We keep traveling in circles in the technology space and we often don’t recognize we’ve done so. Perhaps it’s a bit more of a spiral than a circle since we do end up at a slightly different starting point each time.
The first computers I worked on were dumb terminals wired to a central processor. The next step was to take some load off the central processor by distributing some processing power to the terminals and making them a little smart. Then, as memory and processing power got cheaper, we made the remote devices powerful enough to operate on their own and connect with a central hub to pass data — often to the big, powerful tools needed to grind through large volumes of data. In addition, connecting to the hub allowed us to share with others.
Hardware has followed a very similar path. My first GPS unit had an external antenna connected by a cable to a box containing the circuit board with all of the intelligence.

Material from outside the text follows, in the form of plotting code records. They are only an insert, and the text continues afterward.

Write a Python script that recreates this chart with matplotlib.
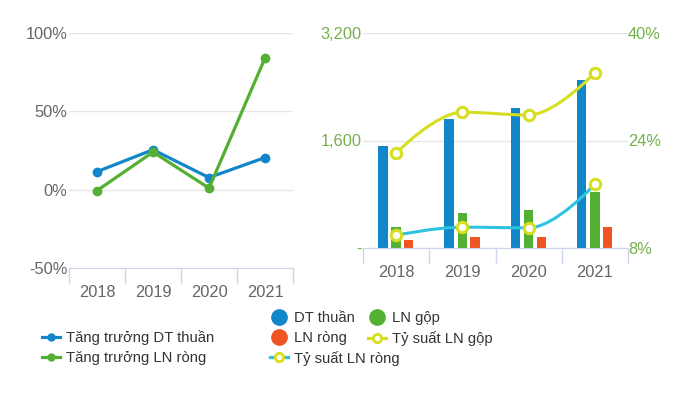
import matplotlib
matplotlib.use("Agg")
import matplotlib.pyplot as plt
from matplotlib.path import Path
from matplotlib.patches import PathPatch
from matplotlib.lines import Line2D
import numpy as np

plt.rcParams['font.family'] = ['Liberation Sans', 'DejaVu Sans']

# data
years = ["2018", "2019", "2020", "2021"]
tang_truong_dt = [11.5, 25.5, 7.7, 20.5]
tang_truong_ln = [-0.6, 24.0, 1.0, 84.0]

dt_thuan = [1525, 1920, 2080, 2500]
ln_gop = [312, 516, 561, 829]
ln_rong = [119, 164, 164, 312]
ts_ln_gop = [22.1, 28.2, 27.8, 34.1]
ts_ln_rong = [9.9, 11.1, 11.0, 17.5]

c_blue = "#1186c8"
c_green = "#53b032"
c_orange = "#ee5522"
c_yellow = "#d6df1f"
c_cyan = "#2ec3e0"
c_tick = "#666666"
c_lab = "#74b04c"
c_grid = "#e6e6e6"
c_axis = "#ccd6eb"
fs = 11.8
leg_fs = 10.6


def spline_path(xs, ys, smoothing=1.5):
    # highcharts-style spline
    denom = smoothing + 1
    n = len(xs)
    lc = [None] * n
    rc = [None] * n
    for i in range(1, n - 1):
        x, y = xs[i], ys[i]
        lx = (smoothing * x + xs[i - 1]) / denom
        ly = (smoothing * y + ys[i - 1]) / denom
        rx = (smoothing * x + xs[i + 1]) / denom
        ry = (smoothing * y + ys[i + 1]) / denom
        corr = (ry - ly) * (rx - x) / (rx - lx) + y - ry
        ly += corr
        ry += corr
        if ly > max(ys[i - 1], y):
            ly = max(ys[i - 1], y); ry = 2 * y - ly
        elif ly < min(ys[i - 1], y):
            ly = min(ys[i - 1], y); ry = 2 * y - ly
        if ry > max(ys[i + 1], y):
            ry = max(ys[i + 1], y); ly = 2 * y - ry
        elif ry < min(ys[i + 1], y):
            ry = min(ys[i + 1], y); ly = 2 * y - ry
        lc[i] = (lx, ly)
        rc[i] = (rx, ry)
    verts = [(xs[0], ys[0])]
    codes = [Path.MOVETO]
    for i in range(1, n):
        p0 = rc[i - 1] if rc[i - 1] else (xs[i - 1], ys[i - 1])
        p1 = lc[i] if lc[i] else (xs[i], ys[i])
        verts += [p0, p1, (xs[i], ys[i])]
        codes += [Path.CURVE4] * 3
    return Path(verts, codes)


fig = plt.figure(figsize=(6.78, 3.97), dpi=100)

# left chart
ax1 = fig.add_axes([69 / 678, 1 - 268 / 397, 224 / 678, 235 / 397])
x = np.arange(len(years))
ax1.plot(x, tang_truong_dt, color=c_blue, lw=2.3, marker="o", ms=6, label="Tăng trưởng DT thuần", zorder=3)
ax1.plot(x, tang_truong_ln, color=c_green, lw=2.3, marker="o", ms=6, label="Tăng trưởng LN ròng", zorder=3)
ax1.set_xlim(-0.5, 3.5)
ax1.set_ylim(-50, 100)
ax1.set_yticks([-50, 0, 50, 100])
ax1.set_yticklabels(["-50%", "0%", "50%", "100%"])
ax1.set_xticks(x)
ax1.set_xticklabels(years)
ax1.set_xticks([-0.5, 0.5, 1.5, 2.5, 3.5], minor=True)

# right chart
ax2 = fig.add_axes([363 / 678, 1 - 248 / 397, 265 / 678, 215 / 397])
w = 0.14
ax2.bar(x - 0.2, dt_thuan, w, color=c_blue, label="DT thuần", zorder=2)
ax2.bar(x, ln_gop, w, color=c_green, label="LN gộp", zorder=2)
ax2.bar(x + 0.19, ln_rong, w, color=c_orange, label="LN ròng", zorder=2)
ax2.set_xlim(-0.5, 3.5)
ax2.set_ylim(0, 3200)
ax2.set_yticks([0, 1600, 3200])
ax2.set_yticklabels(["-", "1,600", "3,200"])
ax2.set_xticks(x)
ax2.set_xticklabels(years)
ax2.set_xticks([-0.5, 0.5, 1.5, 2.5, 3.5], minor=True)

ax3 = ax2.twinx()
ax3.set_ylim(8, 40)
ax3.set_yticks([8, 24, 40])
ax3.set_yticklabels(["8%", "24%", "40%"])
for vals, col in [(ts_ln_gop, c_yellow), (ts_ln_rong, c_cyan)]:
    ax3.add_patch(PathPatch(spline_path(list(x), vals), fill=False, ec=col, lw=2.2, zorder=3))
    ax3.plot(x, vals, ls="none", marker="o", ms=7.5, mfc="white", mec=c_yellow, mew=2.2, zorder=4)

for ax in (ax1, ax2, ax3):
    for s in ax.spines.values():
        s.set_visible(False)
for ax in (ax1, ax2):
    ax.spines["bottom"].set_visible(True)
    ax.spines["bottom"].set_color(c_axis)
    ax.grid(axis="y", color=c_grid, lw=1, zorder=0)
    ax.set_axisbelow(True)
    ax.tick_params(axis="x", which="major", length=0, labelsize=fs, labelcolor=c_tick, pad=12.5)
    ax.tick_params(axis="x", which="minor", length=11, color=c_axis, width=1)
    ax.tick_params(axis="y", length=0, labelsize=fs, pad=1)
ax1.tick_params(axis="y", labelcolor=c_tick)
ax2.tick_params(axis="y", labelcolor=c_lab)
ax3.tick_params(axis="y", length=0, labelsize=fs, labelcolor=c_lab, pad=0)

# legends
leg_kw = dict(loc="upper left", frameon=False, fontsize=leg_fs, handlelength=1.25,
              handletextpad=0.4, labelspacing=0.4, borderpad=0, borderaxespad=0,
              labelcolor="#333333")
h_left = [Line2D([], [], color=c_blue, lw=2.3, marker="o", ms=5),
          Line2D([], [], color=c_green, lw=2.3, marker="o", ms=5)]
fig.legend(h_left, ["Tăng trưởng DT thuần", "Tăng trưởng LN ròng"],
           bbox_to_anchor=(42 / 678, 1 - 330 / 397), **leg_kw)

h_a = [Line2D([], [], ls="none", marker="o", ms=11, color=c_blue),
       Line2D([], [], ls="none", marker="o", ms=11, color=c_orange),
       Line2D([], [], color=c_cyan, lw=2.3, marker="o", ms=6, mfc="white", mec=c_yellow, mew=2)]
fig.legend(h_a, ["DT thuần", "LN ròng", "Tỷ suất LN ròng"],
           bbox_to_anchor=(270 / 678, 1 - 311 / 397), **leg_kw)
h_b = [Line2D([], [], ls="none", marker="o", ms=11, color=c_green),
       Line2D([], [], color=c_yellow, lw=2.3, marker="o", ms=6, mfc="white", mec=c_yellow, mew=2)]
fig.legend(h_b, ["LN gộp", "Tỷ suất LN gộp"],
           bbox_to_anchor=(368 / 678, 1 - 311 / 397), **leg_kw)

fig.savefig("out.png", dpi=100)
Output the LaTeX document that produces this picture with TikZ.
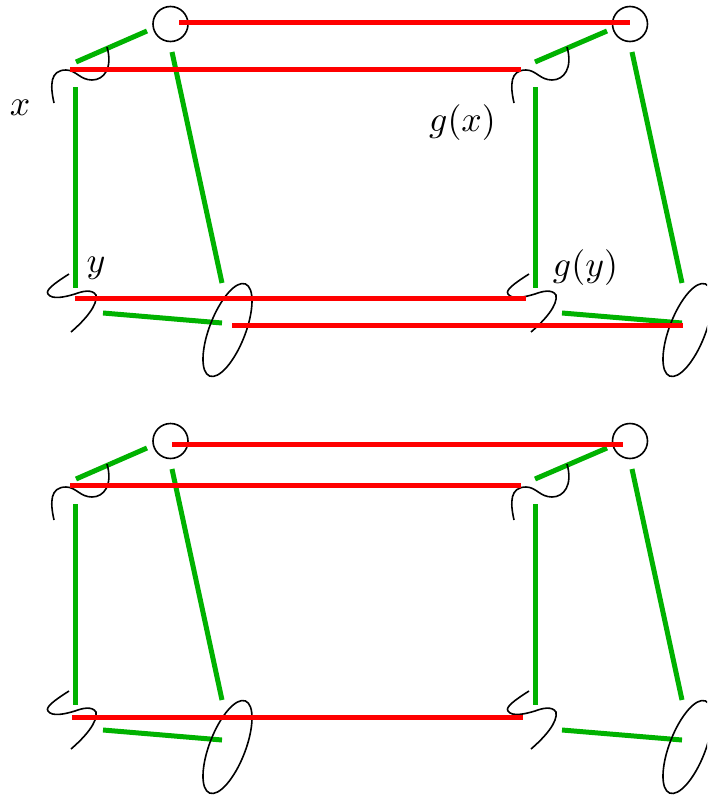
\documentclass[tikz,border=0pt]{standalone}
\definecolor{gr}{RGB}{0,178,0}
\tikzset{
  grn/.style={draw=gr,line width=5pt},
  rd/.style={draw=red,line width=5pt},
  blk/.style={draw=black,line width=1.6pt},
  lab/.style={scale=3.58,transform shape,inner sep=0pt},
  knotA/.pic={\draw[blk] (54,-103) .. controls (50,-85) and (50,-70) .. (66,-70) .. controls (76,-70) and (80,-80) .. (92,-80) .. controls (104,-80) and (113,-68) .. (107,-47);},
  knotB/.pic={\draw[blk] (69,-274) .. controls (55,-283) and (45,-290) .. (48,-294) .. controls (52,-300) and (65,-297) .. (75,-294) .. controls (83,-291) and (92,-289) .. (96,-295) .. controls (98,-305) and (85,-320) .. (71,-332);},
  loopE/.pic={\draw[blk,rotate around={68.8:(227.5,-330)}] (227.5,-330) ellipse (49.4 and 18);},
  frame/.pic={
    \draw[grn] (76,-62) -- (147,-31);
    \draw[grn] (75,-87) -- (75,-288);
    \draw[grn] (172,-52) -- (222,-283);
    \draw[grn] (103,-313) -- (222,-323);
    \draw[grn] (535,-62) -- (607,-31);
    \draw[grn] (535,-87) -- (535,-288);
    \draw[grn] (632,-52) -- (682,-283);
    \draw[grn] (562,-313) -- (682,-323);
    \draw[blk] (170.5,-24) circle (17.5);
    \draw[blk] (630,-24) circle (17.5);
    \pic at (0,0) {knotA};
    \pic at (460,0) {knotA};
    \pic at (0,0) {knotB};
    \pic at (460,0) {knotB};
    \pic at (0,0) {loopE};
    \pic at (460,0) {loopE};
  }
}
\begin{document}
\begin{tikzpicture}[x=1pt,y=1pt]
\useasboundingbox (0,-795) rectangle (707,0);
\clip (0,-795) rectangle (707,0);
\pic at (0,0) {frame};
\pic at (0,-417) {frame};
\draw[rd] (179,-22) -- (630,-22);
\draw[rd] (70,-69) -- (521,-69);
\draw[rd] (75,-298) -- (526,-298);
\draw[rd] (232,-325) -- (683,-325);
\draw[rd] (172,-444) -- (623,-444);
\draw[rd] (70,-485) -- (521,-485);
\draw[rd] (72,-717) -- (523,-717);
\node[lab] (lx) at (20,-108) {$x$};
\node[lab] (ly) at (96,-268) {$y$};
\node[lab] (lgx) at (462.5,-123) {$g(x)$};
\node[lab] (lgy) at (585.5,-268) {$g(y)$};
\end{tikzpicture}
\end{document}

There was a separate external power supply and the whole thing had to connect to a computer. Gradually, all of the pieces came together into a nice handheld unit. At least with the consumer-grade GPS, the external antenna connection became optional and the connection to the computer was to share data with the desktop program and load updates to the GPS.
Amateur radio (ham radio) went the same way. Early mobile units often had a large box under the dash, which was wired to another large box in the trunk of the car. Transistors and miniaturization allowed all of that to get consolidated into a single unit. Then, to reduce the space required in the driver/passenger compartment, manufacturers developed a wired, detachable faceplate and we were putting a small unit on the dash and a larger component under the seat. The next step was to make that connection wireless.
One of the latest innovations in amateur radio is software-enabled transceivers. No surprise, the same thing is happening in geospatial — the software-enabled GNSS. Your smartphone or tablet becomes the user interface for the system. Things aren’t going to stop there. We can certainly count on more software-enabled devices capitalizing on the increasingly powerful user interface we are all carrying in our pockets.
Manufacturers — Leica, Riegl, Topcon, Trimble, you name it — are putting more power into each device. Lasers and photo imaging are being joined by thermal imaging. It’s all in one package that already includes GPS/GNSS and probably a Bluetooth or other wireless link for data sharing and/or user interface. That means your standard surveying kit communicates directly with that phone in your pocket. You already have a comfort level with the apps and user interface of your phone, so your learning curve and productivity get a boost.
A next step in reducing the real estate needed for all that functionality in the workhorse laser/photo/thermal/GNSS is to move the processing power again and follow the software-enabled path. It’s not quite a circle, but it’s definitely not a straight line.